** START MATERIAL PROVIDED **

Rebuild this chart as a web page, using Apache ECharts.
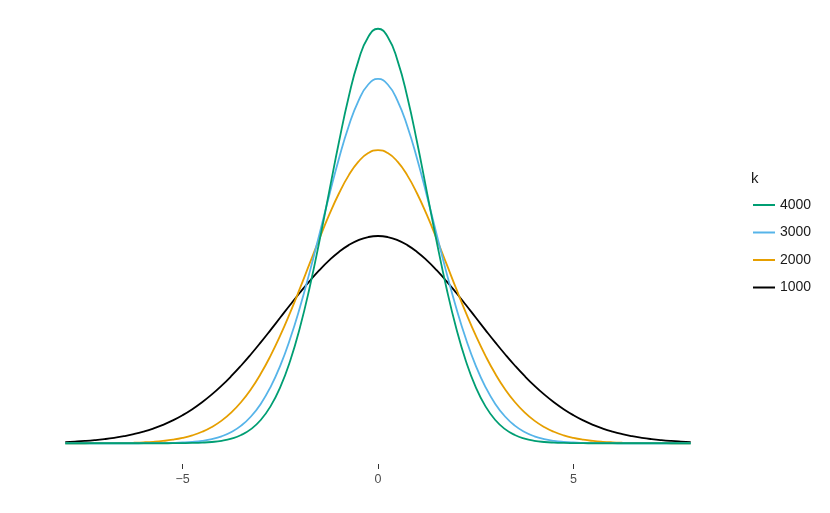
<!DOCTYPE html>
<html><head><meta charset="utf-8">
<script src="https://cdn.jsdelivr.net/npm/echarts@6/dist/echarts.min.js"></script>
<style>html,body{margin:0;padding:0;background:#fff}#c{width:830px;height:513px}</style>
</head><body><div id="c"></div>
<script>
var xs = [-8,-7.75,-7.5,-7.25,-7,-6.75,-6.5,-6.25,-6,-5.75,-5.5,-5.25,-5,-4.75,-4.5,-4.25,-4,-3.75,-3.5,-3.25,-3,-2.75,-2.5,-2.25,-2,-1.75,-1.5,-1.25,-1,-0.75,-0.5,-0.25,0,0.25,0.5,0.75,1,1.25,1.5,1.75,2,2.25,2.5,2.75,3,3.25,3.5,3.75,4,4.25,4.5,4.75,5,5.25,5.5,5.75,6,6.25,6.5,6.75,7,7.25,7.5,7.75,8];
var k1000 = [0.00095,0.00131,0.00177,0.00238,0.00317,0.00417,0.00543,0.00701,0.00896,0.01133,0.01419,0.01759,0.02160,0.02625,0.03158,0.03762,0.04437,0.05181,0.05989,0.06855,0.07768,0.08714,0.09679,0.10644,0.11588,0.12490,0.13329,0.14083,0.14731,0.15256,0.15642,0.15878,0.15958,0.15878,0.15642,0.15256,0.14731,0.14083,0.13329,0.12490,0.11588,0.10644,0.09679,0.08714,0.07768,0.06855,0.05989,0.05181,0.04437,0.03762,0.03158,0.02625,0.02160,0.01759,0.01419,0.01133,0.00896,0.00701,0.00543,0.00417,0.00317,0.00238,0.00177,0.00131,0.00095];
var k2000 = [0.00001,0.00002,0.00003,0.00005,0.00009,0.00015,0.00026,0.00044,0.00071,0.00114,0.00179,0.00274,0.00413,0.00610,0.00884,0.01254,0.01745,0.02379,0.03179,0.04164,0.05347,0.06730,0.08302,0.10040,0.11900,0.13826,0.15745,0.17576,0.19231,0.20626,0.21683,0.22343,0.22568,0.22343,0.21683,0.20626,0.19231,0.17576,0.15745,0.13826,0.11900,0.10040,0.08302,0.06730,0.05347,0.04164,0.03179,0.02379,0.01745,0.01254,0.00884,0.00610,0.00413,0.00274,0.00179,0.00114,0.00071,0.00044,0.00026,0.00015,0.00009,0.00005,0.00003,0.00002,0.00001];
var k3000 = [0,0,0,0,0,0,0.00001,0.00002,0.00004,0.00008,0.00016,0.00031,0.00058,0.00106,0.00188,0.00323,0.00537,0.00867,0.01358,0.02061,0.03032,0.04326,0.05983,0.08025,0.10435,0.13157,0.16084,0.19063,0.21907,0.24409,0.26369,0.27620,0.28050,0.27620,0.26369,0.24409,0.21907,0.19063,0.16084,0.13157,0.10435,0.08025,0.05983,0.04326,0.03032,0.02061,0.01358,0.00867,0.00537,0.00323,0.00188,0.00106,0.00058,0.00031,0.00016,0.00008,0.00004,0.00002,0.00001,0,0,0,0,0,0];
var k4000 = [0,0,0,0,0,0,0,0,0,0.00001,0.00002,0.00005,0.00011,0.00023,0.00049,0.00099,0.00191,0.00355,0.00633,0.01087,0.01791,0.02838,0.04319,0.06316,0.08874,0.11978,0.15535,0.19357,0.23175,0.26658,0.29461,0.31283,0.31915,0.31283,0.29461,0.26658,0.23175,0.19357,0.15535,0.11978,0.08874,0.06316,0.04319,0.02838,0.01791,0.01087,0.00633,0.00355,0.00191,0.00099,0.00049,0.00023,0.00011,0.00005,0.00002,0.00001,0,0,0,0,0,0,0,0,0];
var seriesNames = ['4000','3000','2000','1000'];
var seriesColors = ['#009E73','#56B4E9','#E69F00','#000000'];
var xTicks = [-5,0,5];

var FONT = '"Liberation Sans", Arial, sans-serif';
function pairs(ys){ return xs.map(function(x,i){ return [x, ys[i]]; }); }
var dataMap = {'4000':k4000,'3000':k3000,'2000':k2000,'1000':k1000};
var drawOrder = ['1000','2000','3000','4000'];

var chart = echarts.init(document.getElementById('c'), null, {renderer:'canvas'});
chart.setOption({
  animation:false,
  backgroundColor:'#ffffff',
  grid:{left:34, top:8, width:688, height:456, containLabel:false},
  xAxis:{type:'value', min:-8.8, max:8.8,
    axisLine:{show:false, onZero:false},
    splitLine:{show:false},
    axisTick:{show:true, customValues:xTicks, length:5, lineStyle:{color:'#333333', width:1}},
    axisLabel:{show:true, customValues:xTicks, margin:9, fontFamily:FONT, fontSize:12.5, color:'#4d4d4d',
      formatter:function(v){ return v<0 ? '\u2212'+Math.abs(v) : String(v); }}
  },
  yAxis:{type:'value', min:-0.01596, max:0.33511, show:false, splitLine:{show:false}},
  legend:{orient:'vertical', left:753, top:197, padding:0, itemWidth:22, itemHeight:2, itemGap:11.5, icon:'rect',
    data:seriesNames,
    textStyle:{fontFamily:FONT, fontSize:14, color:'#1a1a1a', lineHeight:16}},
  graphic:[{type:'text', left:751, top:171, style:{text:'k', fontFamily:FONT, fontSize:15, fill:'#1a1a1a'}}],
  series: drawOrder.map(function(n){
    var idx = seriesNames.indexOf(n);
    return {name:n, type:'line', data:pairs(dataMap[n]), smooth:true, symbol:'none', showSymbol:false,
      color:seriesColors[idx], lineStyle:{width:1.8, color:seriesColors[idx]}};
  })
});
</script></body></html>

** END MATERIAL PROVIDED **

■ DIRECTIVE: Quote the listing above in full, except for the pictures.

■ OUTPUT FOR THIS EXERCISE:
Rebuild this chart as a web page, using Apache ECharts.
<!DOCTYPE html>
<html><head><meta charset="utf-8">
<script src="https://cdn.jsdelivr.net/npm/echarts@6/dist/echarts.min.js"></script>
<style>html,body{margin:0;padding:0;background:#fff}#c{width:830px;height:513px}</style>
</head><body><div id="c"></div>
<script>
var xs = [-8,-7.75,-7.5,-7.25,-7,-6.75,-6.5,-6.25,-6,-5.75,-5.5,-5.25,-5,-4.75,-4.5,-4.25,-4,-3.75,-3.5,-3.25,-3,-2.75,-2.5,-2.25,-2,-1.75,-1.5,-1.25,-1,-0.75,-0.5,-0.25,0,0.25,0.5,0.75,1,1.25,1.5,1.75,2,2.25,2.5,2.75,3,3.25,3.5,3.75,4,4.25,4.5,4.75,5,5.25,5.5,5.75,6,6.25,6.5,6.75,7,7.25,7.5,7.75,8];
var k1000 = [0.00095,0.00131,0.00177,0.00238,0.00317,0.00417,0.00543,0.00701,0.00896,0.01133,0.01419,0.01759,0.02160,0.02625,0.03158,0.03762,0.04437,0.05181,0.05989,0.06855,0.07768,0.08714,0.09679,0.10644,0.11588,0.12490,0.13329,0.14083,0.14731,0.15256,0.15642,0.15878,0.15958,0.15878,0.15642,0.15256,0.14731,0.14083,0.13329,0.12490,0.11588,0.10644,0.09679,0.08714,0.07768,0.06855,0.05989,0.05181,0.04437,0.03762,0.03158,0.02625,0.02160,0.01759,0.01419,0.01133,0.00896,0.00701,0.00543,0.00417,0.00317,0.00238,0.00177,0.00131,0.00095];
var k2000 = [0.00001,0.00002,0.00003,0.00005,0.00009,0.00015,0.00026,0.00044,0.00071,0.00114,0.00179,0.00274,0.00413,0.00610,0.00884,0.01254,0.01745,0.02379,0.03179,0.04164,0.05347,0.06730,0.08302,0.10040,0.11900,0.13826,0.15745,0.17576,0.19231,0.20626,0.21683,0.22343,0.22568,0.22343,0.21683,0.20626,0.19231,0.17576,0.15745,0.13826,0.11900,0.10040,0.08302,0.06730,0.05347,0.04164,0.03179,0.02379,0.01745,0.01254,0.00884,0.00610,0.00413,0.00274,0.00179,0.00114,0.00071,0.00044,0.00026,0.00015,0.00009,0.00005,0.00003,0.00002,0.00001];
var k3000 = [0,0,0,0,0,0,0.00001,0.00002,0.00004,0.00008,0.00016,0.00031,0.00058,0.00106,0.00188,0.00323,0.00537,0.00867,0.01358,0.02061,0.03032,0.04326,0.05983,0.08025,0.10435,0.13157,0.16084,0.19063,0.21907,0.24409,0.26369,0.27620,0.28050,0.27620,0.26369,0.24409,0.21907,0.19063,0.16084,0.13157,0.10435,0.08025,0.05983,0.04326,0.03032,0.02061,0.01358,0.00867,0.00537,0.00323,0.00188,0.00106,0.00058,0.00031,0.00016,0.00008,0.00004,0.00002,0.00001,0,0,0,0,0,0];
var k4000 = [0,0,0,0,0,0,0,0,0,0.00001,0.00002,0.00005,0.00011,0.00023,0.00049,0.00099,0.00191,0.00355,0.00633,0.01087,0.01791,0.02838,0.04319,0.06316,0.08874,0.11978,0.15535,0.19357,0.23175,0.26658,0.29461,0.31283,0.31915,0.31283,0.29461,0.26658,0.23175,0.19357,0.15535,0.11978,0.08874,0.06316,0.04319,0.02838,0.01791,0.01087,0.00633,0.00355,0.00191,0.00099,0.00049,0.00023,0.00011,0.00005,0.00002,0.00001,0,0,0,0,0,0,0,0,0];
var seriesNames = ['4000','3000','2000','1000'];
var seriesColors = ['#009E73','#56B4E9','#E69F00','#000000'];
var xTicks = [-5,0,5];

var FONT = '"Liberation Sans", Arial, sans-serif';
function pairs(ys){ return xs.map(function(x,i){ return [x, ys[i]]; }); }
var dataMap = {'4000':k4000,'3000':k3000,'2000':k2000,'1000':k1000};
var drawOrder = ['1000','2000','3000','4000'];

var chart = echarts.init(document.getElementById('c'), null, {renderer:'canvas'});
chart.setOption({
  animation:false,
  backgroundColor:'#ffffff',
  grid:{left:34, top:8, width:688, height:456, containLabel:false},
  xAxis:{type:'value', min:-8.8, max:8.8,
    axisLine:{show:false, onZero:false},
    splitLine:{show:false},
    axisTick:{show:true, customValues:xTicks, length:5, lineStyle:{color:'#333333', width:1}},
    axisLabel:{show:true, customValues:xTicks, margin:9, fontFamily:FONT, fontSize:12.5, color:'#4d4d4d',
      formatter:function(v){ return v<0 ? '\u2212'+Math.abs(v) : String(v); }}
  },
  yAxis:{type:'value', min:-0.01596, max:0.33511, show:false, splitLine:{show:false}},
  legend:{orient:'vertical', left:753, top:197, padding:0, itemWidth:22, itemHeight:2, itemGap:11.5, icon:'rect',
    data:seriesNames,
    textStyle:{fontFamily:FONT, fontSize:14, color:'#1a1a1a', lineHeight:16}},
  graphic:[{type:'text', left:751, top:171, style:{text:'k', fontFamily:FONT, fontSize:15, fill:'#1a1a1a'}}],
  series: drawOrder.map(function(n){
    var idx = seriesNames.indexOf(n);
    return {name:n, type:'line', data:pairs(dataMap[n]), smooth:true, symbol:'none', showSymbol:false,
      color:seriesColors[idx], lineStyle:{width:1.8, color:seriesColors[idx]}};
  })
});
</script></body></html>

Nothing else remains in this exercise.